I last saw Thompson just after he was made DG, at the BBC News 50th anniversary party in TC1 in May. He saw me across the room and went white. I don't know why. He shouldn't be afraid of me, I don't bite."
Jeremy replied, "Gosh! I wish I'd got this earlier, although it would have been hard to know precisely how to play it, I think. The bloke is quite clearly insane."
"He certainly is," wrote Anthony. "Here's the subbed down version of the strangling story, which I hasten to add I got at second hand and did not witness personally:
The Nine, with Thompson editing, were leading with the death of some famous British actor like Gielgud or Ralph Richardson. At two minutes to nine a picture editor dubbed the obit to get a perfect sound balance. As it was four minutes long and this was the pre-digital age, this wasn't very bright, and the story missed its slot as the lead. After the Nine was over Thompson stormed down to VTs in search of the culprit and tried to throttle him. He had both hands round the man's throat and had to be dragged off. All this might have been forgotten but for the fact that the picture editor, according to the story, had a nervous breakdown, left the BBC and never worked again. They still talk about it in RCR.

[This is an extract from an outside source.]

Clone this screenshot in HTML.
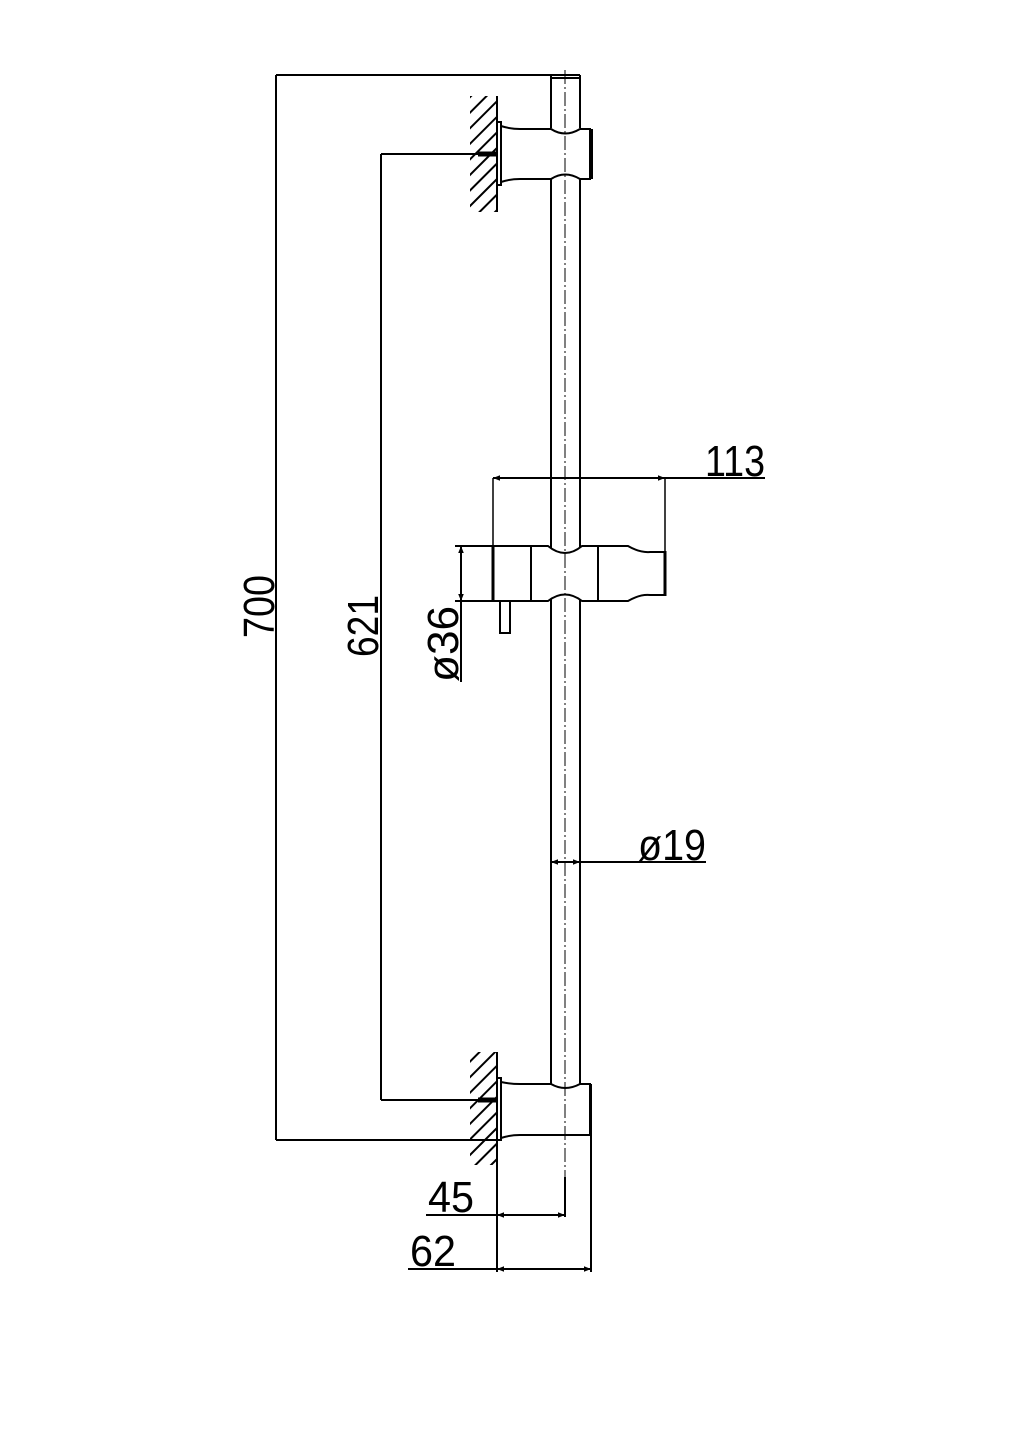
<!DOCTYPE html>
<html><head><meta charset="utf-8"><style>html,body{margin:0;padding:0;background:#fff}svg{display:block}</style></head>
<body>
<svg width="1024" height="1449" viewBox="0 0 1024 1449" xmlns="http://www.w3.org/2000/svg">
<defs>
<pattern id="h" width="11" height="11" patternUnits="userSpaceOnUse" patternTransform="rotate(-45)">
<line x1="0" y1="5" x2="11" y2="5" stroke="#000" stroke-width="2"/>
</pattern>
<marker id="a" viewBox="0 0 10 10" refX="10" refY="5" markerWidth="14" markerHeight="7" orient="auto-start-reverse" markerUnits="userSpaceOnUse"><path d="M0,1 L10,5 L0,9 Z" fill="#000"/></marker>
</defs>
<g fill="none" stroke="#000" stroke-width="2">
<line x1="551" y1="75" x2="551" y2="128"/><line x1="580" y1="75" x2="580" y2="128"/>
<line x1="551" y1="179" x2="551" y2="548"/><line x1="580" y1="179" x2="580" y2="548"/>
<line x1="551" y1="599" x2="551" y2="1084"/><line x1="580" y1="599" x2="580" y2="1084"/>
<line x1="551" y1="78" x2="580" y2="78"/>
<line x1="565" y1="70" x2="565" y2="1180" stroke-width="1" stroke-dasharray="14,3,2,3"/>
<rect x="470" y="96" width="27" height="116" fill="url(#h)" stroke="none"/>
<line x1="497" y1="96" x2="497" y2="212"/>
<rect x="497" y="122" width="4" height="63"/>
<path d="M501,126 Q510,129 520,129 L551,129 Q565,138 580,129 L590,129 L590,179 L580,179 Q565,170 551,179 L520,179 Q510,179 501,182"/>
<line x1="591" y1="129" x2="591" y2="179" stroke-width="4"/>
<line x1="478" y1="154" x2="497" y2="154" stroke-width="5"/>
<rect x="470" y="1052" width="27" height="113" fill="url(#h)" stroke="none"/>
<line x1="497" y1="1052" x2="497" y2="1272"/>
<rect x="497" y="1078" width="4" height="62"/>
<path d="M501,1082 Q510,1084 520,1084 L551,1084 Q565,1092 580,1084 L590,1084 L590,1135 L520,1135 Q510,1135 501,1138"/>
<line x1="591" y1="1084" x2="591" y2="1272"/>
<line x1="478" y1="1100" x2="497" y2="1100" stroke-width="5"/>
<path d="M493,546 L548,546 Q565,560 582,546 L628,546 Q640,553 650,552 L665,552 L665,595 L650,595 Q640,594 628,601 L582,601 Q565,588 548,601 L493,601 Z"/>
<line x1="531" y1="546" x2="531" y2="601"/><line x1="598" y1="546" x2="598" y2="601"/>
<line x1="493" y1="546" x2="493" y2="601" stroke-width="3"/>
<line x1="665" y1="551" x2="665" y2="596" stroke-width="3"/>
<rect x="500" y="601" width="10" height="32"/>
<line x1="276" y1="75" x2="580" y2="75"/>
<line x1="276" y1="75" x2="276" y2="1140"/>
<line x1="276" y1="1140" x2="497" y2="1140"/>
<line x1="381" y1="154" x2="478" y2="154"/>
<line x1="381" y1="154" x2="381" y2="1100"/>
<line x1="381" y1="1100" x2="478" y2="1100"/>
<line x1="493" y1="478" x2="493" y2="546" stroke-width="1.5"/>
<line x1="665" y1="478" x2="665" y2="551" stroke-width="1.5"/>
<line x1="493" y1="478" x2="665" y2="478" marker-start="url(#a)" marker-end="url(#a)"/>
<line x1="665" y1="478" x2="765" y2="478"/>
<line x1="455" y1="546" x2="493" y2="546"/>
<line x1="455" y1="601" x2="493" y2="601"/>
<line x1="461" y1="546" x2="461" y2="601" marker-start="url(#a)" marker-end="url(#a)"/>
<line x1="461" y1="601" x2="461" y2="682"/>
<line x1="551" y1="862" x2="580" y2="862" marker-start="url(#a)" marker-end="url(#a)"/>
<line x1="580" y1="862" x2="706" y2="862"/>
<line x1="565" y1="1177" x2="565" y2="1217"/>
<line x1="497" y1="1215" x2="565" y2="1215" marker-start="url(#a)" marker-end="url(#a)"/>
<line x1="426" y1="1215" x2="497" y2="1215"/>
<line x1="497" y1="1269" x2="591" y2="1269" marker-start="url(#a)" marker-end="url(#a)"/>
<line x1="408" y1="1269" x2="497" y2="1269"/>
</g>
<g font-family="'Liberation Sans', sans-serif" font-size="44" fill="#000">
<text x="0" y="0" transform="translate(274,638) rotate(-90)" textLength="63" lengthAdjust="spacingAndGlyphs">700</text>
<text x="0" y="0" transform="translate(378,657) rotate(-90)" textLength="62" lengthAdjust="spacingAndGlyphs">621</text>
<text x="0" y="0" transform="translate(458,682) rotate(-90)" textLength="76" lengthAdjust="spacingAndGlyphs">ø36</text>
<text x="705" y="476" textLength="60" lengthAdjust="spacingAndGlyphs">113</text>
<text x="638" y="860" textLength="68" lengthAdjust="spacingAndGlyphs">ø19</text>
<text x="428" y="1212" textLength="46" lengthAdjust="spacingAndGlyphs">45</text>
<text x="410" y="1266" textLength="46" lengthAdjust="spacingAndGlyphs">62</text>
</g>
</svg>
</body></html>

So I got off lightly really."
Jeremy: "Bloody hell. If any of this came out, he'd be toast."
I haven't read the direct responses from the BBC, but the following is lifted from an article in This is London.
"The BBC said: 'Mark did bite him but it wasn't intended to hurt him. He thought he was doing something funny.
'When he was later told that Anthony thought he had "gone for him", Mark went up and said sorry and tried to make amends.
Mark does remember the incident because he remembers Anthony took it the wrong way. It was horseplay.'
Officials said no action would be taken against Paxman or Massey over the leaking of the e-mails - and denied Thompson read Daily Star horoscopes.
Privately BBC officials denied Thompson had attempted to strangle a colleague."
My favourite part is "...and denied Thompson read Daily Star horoscopes." I'm glad they straightened that out.